Space: the current frontier.
Science fiction is once again in vogue at the multiplexes. This is a welcome change from the usual pre-award season autumnal offerings of face-smashing buddy comedies and hackneyed stab-a-thons tailor-made to cash in on Hallowe’en hype.
Revered director (and in this case screenwriter, producer and editor) Alfonso Cuaron’s Gravity is the genre offering du jour and has been met with near unanimous critical and commercial success. Expectations were high and rumours swirled of the game-changing visual style that would be unleashed.
I, like many other fanboys, chomped at the bit.
The film quickly commences with a jaw-dropping, how-did-they-do-that single 17-minute take that sets a moody, foreboding tone.
Distant voices and spectral dust gradually become clearer and we settle in with a routine round of exterior repair being conducted by Dr. Ryan Stone (Sandra Bullock) while her mission commander, Matt Kowalski (George Clooney), benignly oversees.
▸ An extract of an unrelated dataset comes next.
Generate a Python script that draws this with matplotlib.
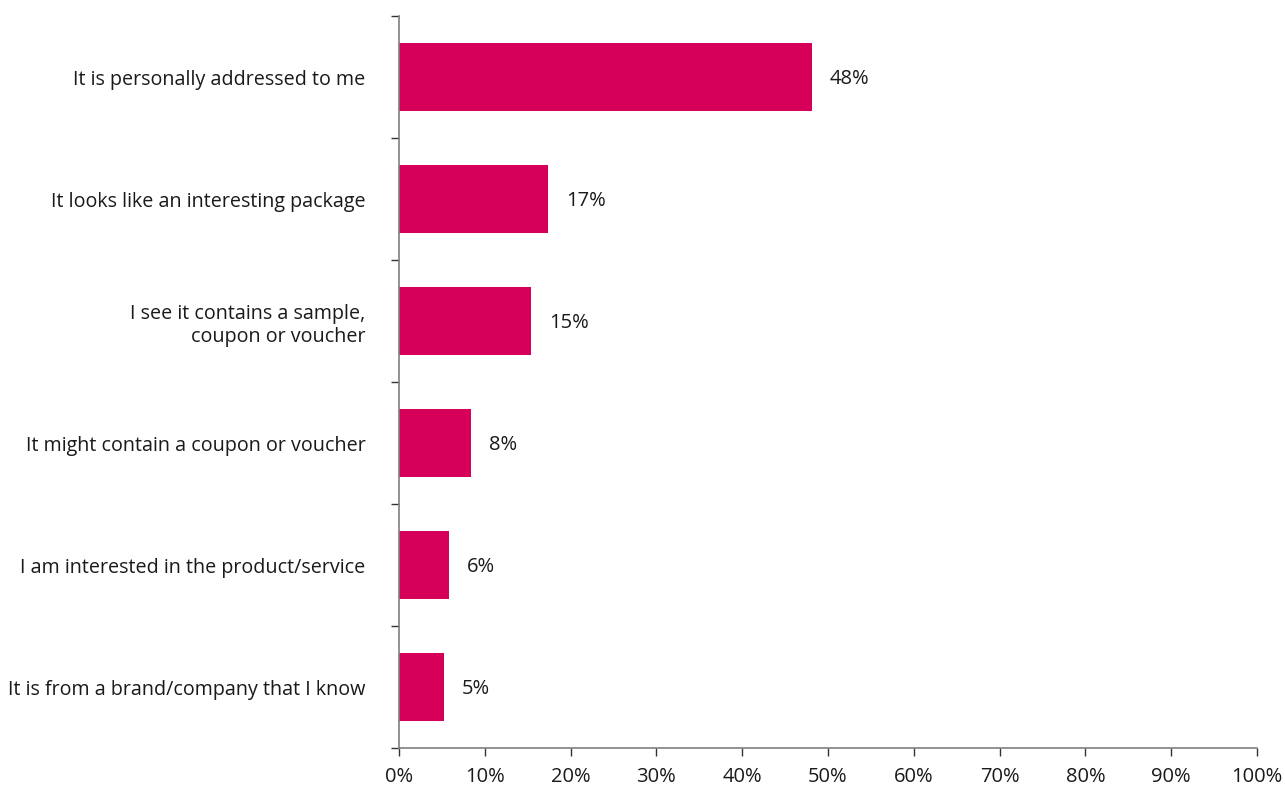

Clooney’s suavely grizzled veteran is on his final expedition — predictably, one day before retirement — while Bullock’s wispy novice is anxiously experiencing her first plunge into the deep dark.
Needless to say, things don’t go so well. Mission Control (Ed Harris) urgently reports a minefield of debris is heading in their direction. When the blitzkrieg inevitably collides with the small space station, calamity ensues — detaching Stone from her tether and sending her spiralling into space.
What follow is an absolutely breathless (and refreshingly short) 90-minute rescue mission that sees our protagonists face the most extreme conditions imaginable in a desperate bid for survival.
Along the way, we are treated to some of the most seamless and engrossing uses of 3D ever developed. If only the emotional undertow could come close to matching it.
And trust me, it tries.
The film’s chief issue is its misplaced emphasis on familial sincerity. Given the terrifying nature of its nightmarish situation, the narrative clips along at a blistering pace only to become mired in pseudo new age muck that wouldn’t seem out of place as an inspirational meme. Heartfelt diatribes regarding Bullock’s character’s deceased daughter are so heavy handed that I half-expected a billowing American flag to be projected over her relentlessly earnest face.
Enveloped within the dazzling effects lies a classic desert island scenario where we are all alone and have nothing to depend on but our primordial instincts — though Cuaron strives for a more meaningful experience than “Castaway in Space.”
From the initial emergence of the trailer, tongues began to wag about Gravity’s striking similarities to Kubrick’s all-conquering 2001: A Space Odyssey.
The allusions may have been deliberate (particularly when Bullock is alone, almost fetus-like, tumbling through the black abyss towards a moment of existential discovery), but they only expose the film’s cracks even more. Inviting comparison to one of the most respected and ambiguous artistic achievements of the 20th century is hubristic folly.
Cuaron has enjoyed a varied and fruitful career. Having spent the nineties crafting sublime emerald-hued fantasies in America (A Little Princess, Great Expectations), he embarked to his native Mexico to helm the art house crossover smash Y Tu Mama Tambien. Riding high on a wave of acclaim, Cuaron returned to English language productions with Harry Potter and the Prisoner of Azkaban and the immaculate Children of Men. Only now (with Gravity) does the studio pressure begin to tarnish his otherwise unimpeachable cannon. A long, problematic production involving numerous studios, budget disputes and several casting alterations ensured that the film’s transition from script to screen was an arduous one.
One can’t help but imagine what could have been if Cuaron had been granted his initial cast.
Preliminary negotiations saw Angelina Jolie and Robert Downey Jr. to star — both actors who possess infinitely more range and presence.
Instead, we’re subjected to George Clooney’s typical phoned-in smarminess and Sandra Bullock giving it her absolute all, in yet another desperate bid to be taken seriously. Bullock hung up her action plaids for a more suitable rom-com tiara nearly 20 years ago.
She is spread wafer-thin in a role that obviously attempts to pay homage to Sigourney Weaver’s iconic Last Woman Standing, Ellen Ripley.
The scientific accuracy of the film has become the subject of much scrutiny as well. Cuaron has claimed these “mistakes” as deliberate liberties taken in the name of entertainment. And that’s good enough for me.
If a viewer seeks factual accuracy, then I would recommend something narrated by David Attenborough which is likely playing in the IMAX cinema next to Gravity.
If you seek a spectacular roller coaster that leaves you with nothing, then this is the ride.
Most science fiction ultimately fails, but credit must be given for the supremely ambitious undertaking of taking us somewhere where we haven’t been before.